What is asked
Without the pictures, extract every line from the start of the material to the line containing "Chart.register(...registerables);", both ends included.

Data shown
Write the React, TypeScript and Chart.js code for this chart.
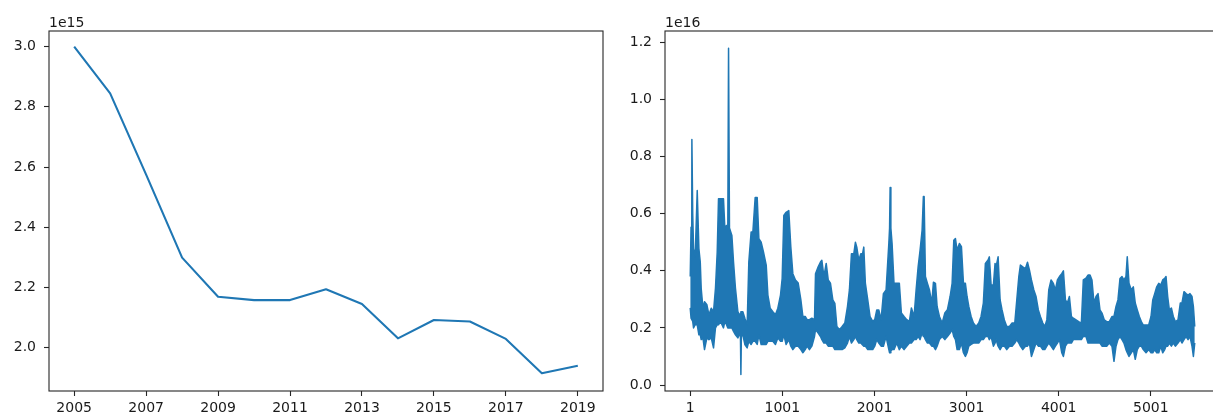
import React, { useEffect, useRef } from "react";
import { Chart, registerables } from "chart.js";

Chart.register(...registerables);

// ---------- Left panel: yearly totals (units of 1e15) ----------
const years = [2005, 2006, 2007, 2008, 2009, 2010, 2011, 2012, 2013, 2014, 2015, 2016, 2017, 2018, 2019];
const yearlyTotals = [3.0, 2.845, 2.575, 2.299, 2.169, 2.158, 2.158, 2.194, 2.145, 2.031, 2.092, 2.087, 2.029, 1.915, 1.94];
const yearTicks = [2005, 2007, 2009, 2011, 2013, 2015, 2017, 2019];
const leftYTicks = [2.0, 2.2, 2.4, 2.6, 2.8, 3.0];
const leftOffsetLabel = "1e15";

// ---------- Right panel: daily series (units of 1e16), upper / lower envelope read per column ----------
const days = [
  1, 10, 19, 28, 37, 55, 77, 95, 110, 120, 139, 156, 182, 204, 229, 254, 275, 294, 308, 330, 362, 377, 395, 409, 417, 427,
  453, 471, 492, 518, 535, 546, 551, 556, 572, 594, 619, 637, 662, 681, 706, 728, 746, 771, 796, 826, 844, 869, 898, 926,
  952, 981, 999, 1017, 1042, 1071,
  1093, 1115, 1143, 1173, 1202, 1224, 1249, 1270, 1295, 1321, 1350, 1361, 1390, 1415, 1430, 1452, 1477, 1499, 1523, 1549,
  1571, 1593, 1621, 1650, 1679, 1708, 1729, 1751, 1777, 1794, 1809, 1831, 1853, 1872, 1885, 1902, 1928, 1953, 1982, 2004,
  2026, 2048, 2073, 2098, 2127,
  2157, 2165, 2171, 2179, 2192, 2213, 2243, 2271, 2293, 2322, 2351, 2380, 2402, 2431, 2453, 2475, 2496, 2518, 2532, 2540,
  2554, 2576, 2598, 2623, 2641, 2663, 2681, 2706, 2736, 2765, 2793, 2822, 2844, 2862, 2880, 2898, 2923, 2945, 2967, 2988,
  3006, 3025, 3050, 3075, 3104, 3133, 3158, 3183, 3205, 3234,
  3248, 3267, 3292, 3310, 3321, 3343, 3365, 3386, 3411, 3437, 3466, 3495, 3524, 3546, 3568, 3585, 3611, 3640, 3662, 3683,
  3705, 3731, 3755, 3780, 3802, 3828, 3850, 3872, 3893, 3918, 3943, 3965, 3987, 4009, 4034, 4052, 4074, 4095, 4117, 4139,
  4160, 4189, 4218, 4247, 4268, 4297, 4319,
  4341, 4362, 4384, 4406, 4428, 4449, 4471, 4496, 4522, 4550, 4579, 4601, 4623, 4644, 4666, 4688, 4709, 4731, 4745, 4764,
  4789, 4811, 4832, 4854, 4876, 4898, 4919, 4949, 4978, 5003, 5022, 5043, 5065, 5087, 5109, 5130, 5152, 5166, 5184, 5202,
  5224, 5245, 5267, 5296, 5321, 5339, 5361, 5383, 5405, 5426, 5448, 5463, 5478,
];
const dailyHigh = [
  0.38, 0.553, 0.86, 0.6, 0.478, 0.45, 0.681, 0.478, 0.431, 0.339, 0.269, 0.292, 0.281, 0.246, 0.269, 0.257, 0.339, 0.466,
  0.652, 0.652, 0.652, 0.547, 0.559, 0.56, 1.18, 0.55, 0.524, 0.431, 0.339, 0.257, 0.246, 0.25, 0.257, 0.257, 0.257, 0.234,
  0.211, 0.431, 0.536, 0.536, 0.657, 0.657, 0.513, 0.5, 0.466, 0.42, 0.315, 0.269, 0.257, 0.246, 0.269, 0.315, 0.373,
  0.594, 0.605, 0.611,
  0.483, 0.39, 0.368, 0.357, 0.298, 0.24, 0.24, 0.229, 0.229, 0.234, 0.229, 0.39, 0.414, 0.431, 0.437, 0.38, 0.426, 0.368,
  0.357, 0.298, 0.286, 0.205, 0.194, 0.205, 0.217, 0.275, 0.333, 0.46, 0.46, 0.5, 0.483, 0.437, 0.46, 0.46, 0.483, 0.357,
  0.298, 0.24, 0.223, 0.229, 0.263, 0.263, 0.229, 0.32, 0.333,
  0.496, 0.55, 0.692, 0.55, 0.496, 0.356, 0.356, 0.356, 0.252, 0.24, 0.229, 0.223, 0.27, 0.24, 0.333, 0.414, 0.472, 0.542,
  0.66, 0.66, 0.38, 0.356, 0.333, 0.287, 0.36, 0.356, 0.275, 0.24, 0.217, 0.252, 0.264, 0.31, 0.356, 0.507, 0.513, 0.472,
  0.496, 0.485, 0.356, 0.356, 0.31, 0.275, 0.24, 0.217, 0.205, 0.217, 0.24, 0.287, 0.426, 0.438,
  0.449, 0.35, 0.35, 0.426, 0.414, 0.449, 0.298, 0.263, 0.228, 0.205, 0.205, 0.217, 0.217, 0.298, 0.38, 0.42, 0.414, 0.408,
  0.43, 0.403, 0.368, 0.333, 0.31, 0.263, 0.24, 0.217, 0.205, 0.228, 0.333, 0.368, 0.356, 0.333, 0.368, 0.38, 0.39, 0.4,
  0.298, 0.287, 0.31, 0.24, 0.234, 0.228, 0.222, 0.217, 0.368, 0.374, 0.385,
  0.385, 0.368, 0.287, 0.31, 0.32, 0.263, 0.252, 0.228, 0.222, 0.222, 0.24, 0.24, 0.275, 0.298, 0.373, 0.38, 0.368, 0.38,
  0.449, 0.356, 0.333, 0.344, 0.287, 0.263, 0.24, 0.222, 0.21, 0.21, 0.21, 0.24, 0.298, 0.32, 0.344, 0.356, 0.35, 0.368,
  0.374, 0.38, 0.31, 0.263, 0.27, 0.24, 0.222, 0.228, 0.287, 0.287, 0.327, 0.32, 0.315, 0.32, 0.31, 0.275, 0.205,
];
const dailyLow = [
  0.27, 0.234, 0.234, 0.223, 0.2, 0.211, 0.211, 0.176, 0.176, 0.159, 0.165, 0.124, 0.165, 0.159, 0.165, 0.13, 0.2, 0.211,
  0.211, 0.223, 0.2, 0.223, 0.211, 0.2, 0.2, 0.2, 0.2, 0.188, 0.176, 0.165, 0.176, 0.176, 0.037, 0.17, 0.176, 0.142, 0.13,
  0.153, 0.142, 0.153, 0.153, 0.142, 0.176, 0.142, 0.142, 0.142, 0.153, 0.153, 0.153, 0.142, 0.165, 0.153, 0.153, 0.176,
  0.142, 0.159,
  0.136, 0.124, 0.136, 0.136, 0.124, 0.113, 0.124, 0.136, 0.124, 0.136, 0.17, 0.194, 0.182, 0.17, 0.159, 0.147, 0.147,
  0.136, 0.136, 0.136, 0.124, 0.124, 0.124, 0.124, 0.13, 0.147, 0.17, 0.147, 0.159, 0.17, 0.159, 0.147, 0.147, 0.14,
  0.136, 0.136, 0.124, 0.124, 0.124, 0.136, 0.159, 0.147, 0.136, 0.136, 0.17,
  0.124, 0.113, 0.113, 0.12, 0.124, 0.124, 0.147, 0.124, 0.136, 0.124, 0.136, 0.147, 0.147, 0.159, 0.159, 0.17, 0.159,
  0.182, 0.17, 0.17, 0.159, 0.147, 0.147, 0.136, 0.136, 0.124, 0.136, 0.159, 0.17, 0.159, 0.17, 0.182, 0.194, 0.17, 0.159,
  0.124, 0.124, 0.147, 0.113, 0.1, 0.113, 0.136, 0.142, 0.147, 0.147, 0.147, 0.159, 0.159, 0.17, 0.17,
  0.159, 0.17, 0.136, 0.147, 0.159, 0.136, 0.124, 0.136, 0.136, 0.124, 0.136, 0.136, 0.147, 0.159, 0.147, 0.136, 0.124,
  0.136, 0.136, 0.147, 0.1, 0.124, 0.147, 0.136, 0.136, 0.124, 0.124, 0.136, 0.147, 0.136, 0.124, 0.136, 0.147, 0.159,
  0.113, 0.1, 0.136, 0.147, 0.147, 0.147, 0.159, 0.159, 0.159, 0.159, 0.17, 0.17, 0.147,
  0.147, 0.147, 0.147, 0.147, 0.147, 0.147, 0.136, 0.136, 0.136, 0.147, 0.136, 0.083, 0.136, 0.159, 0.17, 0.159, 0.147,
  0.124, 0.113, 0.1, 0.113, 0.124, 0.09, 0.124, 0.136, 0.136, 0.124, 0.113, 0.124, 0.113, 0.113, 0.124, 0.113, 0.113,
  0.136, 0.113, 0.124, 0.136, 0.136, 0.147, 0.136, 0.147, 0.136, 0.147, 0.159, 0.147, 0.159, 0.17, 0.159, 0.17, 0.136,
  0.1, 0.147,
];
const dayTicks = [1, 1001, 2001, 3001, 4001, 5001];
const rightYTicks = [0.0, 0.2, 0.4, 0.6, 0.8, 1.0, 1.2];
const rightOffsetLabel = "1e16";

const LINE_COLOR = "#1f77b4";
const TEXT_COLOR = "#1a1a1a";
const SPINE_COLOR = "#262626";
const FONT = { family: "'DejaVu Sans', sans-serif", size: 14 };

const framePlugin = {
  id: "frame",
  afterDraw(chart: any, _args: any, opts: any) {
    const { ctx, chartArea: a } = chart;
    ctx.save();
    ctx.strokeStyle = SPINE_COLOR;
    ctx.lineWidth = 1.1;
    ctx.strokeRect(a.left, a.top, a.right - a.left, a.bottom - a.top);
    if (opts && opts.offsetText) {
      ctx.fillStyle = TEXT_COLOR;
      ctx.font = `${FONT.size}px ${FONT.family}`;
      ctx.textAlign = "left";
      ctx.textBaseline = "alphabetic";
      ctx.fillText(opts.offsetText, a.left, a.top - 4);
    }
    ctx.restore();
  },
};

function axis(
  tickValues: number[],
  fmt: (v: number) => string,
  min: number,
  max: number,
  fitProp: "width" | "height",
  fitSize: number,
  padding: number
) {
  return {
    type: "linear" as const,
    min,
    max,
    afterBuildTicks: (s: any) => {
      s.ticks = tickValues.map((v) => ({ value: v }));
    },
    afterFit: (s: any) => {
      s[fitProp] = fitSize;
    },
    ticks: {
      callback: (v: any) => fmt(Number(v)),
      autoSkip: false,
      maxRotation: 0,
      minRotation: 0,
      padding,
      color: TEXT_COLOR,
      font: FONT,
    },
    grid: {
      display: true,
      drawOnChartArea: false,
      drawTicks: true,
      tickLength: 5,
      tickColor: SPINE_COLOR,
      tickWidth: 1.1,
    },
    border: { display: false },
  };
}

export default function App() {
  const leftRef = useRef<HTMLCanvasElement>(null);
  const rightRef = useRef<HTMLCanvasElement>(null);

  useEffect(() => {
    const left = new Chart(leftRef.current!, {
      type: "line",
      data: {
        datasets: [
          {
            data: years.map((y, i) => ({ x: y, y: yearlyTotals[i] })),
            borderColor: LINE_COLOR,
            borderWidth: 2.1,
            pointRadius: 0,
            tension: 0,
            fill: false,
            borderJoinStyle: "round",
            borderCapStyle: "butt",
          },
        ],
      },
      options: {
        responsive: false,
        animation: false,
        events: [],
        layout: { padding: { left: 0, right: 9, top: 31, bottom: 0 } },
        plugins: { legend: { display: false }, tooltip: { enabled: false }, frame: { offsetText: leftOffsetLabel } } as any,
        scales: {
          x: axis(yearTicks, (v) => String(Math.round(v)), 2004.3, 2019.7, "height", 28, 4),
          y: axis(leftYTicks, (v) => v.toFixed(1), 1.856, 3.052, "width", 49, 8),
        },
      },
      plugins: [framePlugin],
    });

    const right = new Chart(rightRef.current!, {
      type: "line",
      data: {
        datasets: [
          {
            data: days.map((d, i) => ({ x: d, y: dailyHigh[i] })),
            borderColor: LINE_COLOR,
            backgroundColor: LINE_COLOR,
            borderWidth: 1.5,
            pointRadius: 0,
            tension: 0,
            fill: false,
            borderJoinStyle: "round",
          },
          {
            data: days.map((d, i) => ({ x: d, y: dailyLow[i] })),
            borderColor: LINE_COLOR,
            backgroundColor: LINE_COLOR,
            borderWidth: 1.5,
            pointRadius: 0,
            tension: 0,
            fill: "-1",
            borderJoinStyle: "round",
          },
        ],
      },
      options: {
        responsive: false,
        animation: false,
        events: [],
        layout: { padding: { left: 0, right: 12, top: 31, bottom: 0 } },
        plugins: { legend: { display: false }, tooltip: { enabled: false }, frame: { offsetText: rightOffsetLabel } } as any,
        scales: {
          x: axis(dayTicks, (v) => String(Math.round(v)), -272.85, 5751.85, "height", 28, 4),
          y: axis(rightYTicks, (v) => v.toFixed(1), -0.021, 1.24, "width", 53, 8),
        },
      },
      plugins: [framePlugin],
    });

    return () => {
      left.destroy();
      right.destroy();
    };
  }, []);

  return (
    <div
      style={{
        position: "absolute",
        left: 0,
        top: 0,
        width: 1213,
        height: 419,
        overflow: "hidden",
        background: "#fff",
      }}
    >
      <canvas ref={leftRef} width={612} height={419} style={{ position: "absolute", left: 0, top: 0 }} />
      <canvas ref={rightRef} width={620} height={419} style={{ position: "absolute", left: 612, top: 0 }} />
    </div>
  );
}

Exercise answer
Write the React, TypeScript and Chart.js code for this chart.
import React, { useEffect, useRef } from "react";
import { Chart, registerables } from "chart.js";

Chart.register(...registerables);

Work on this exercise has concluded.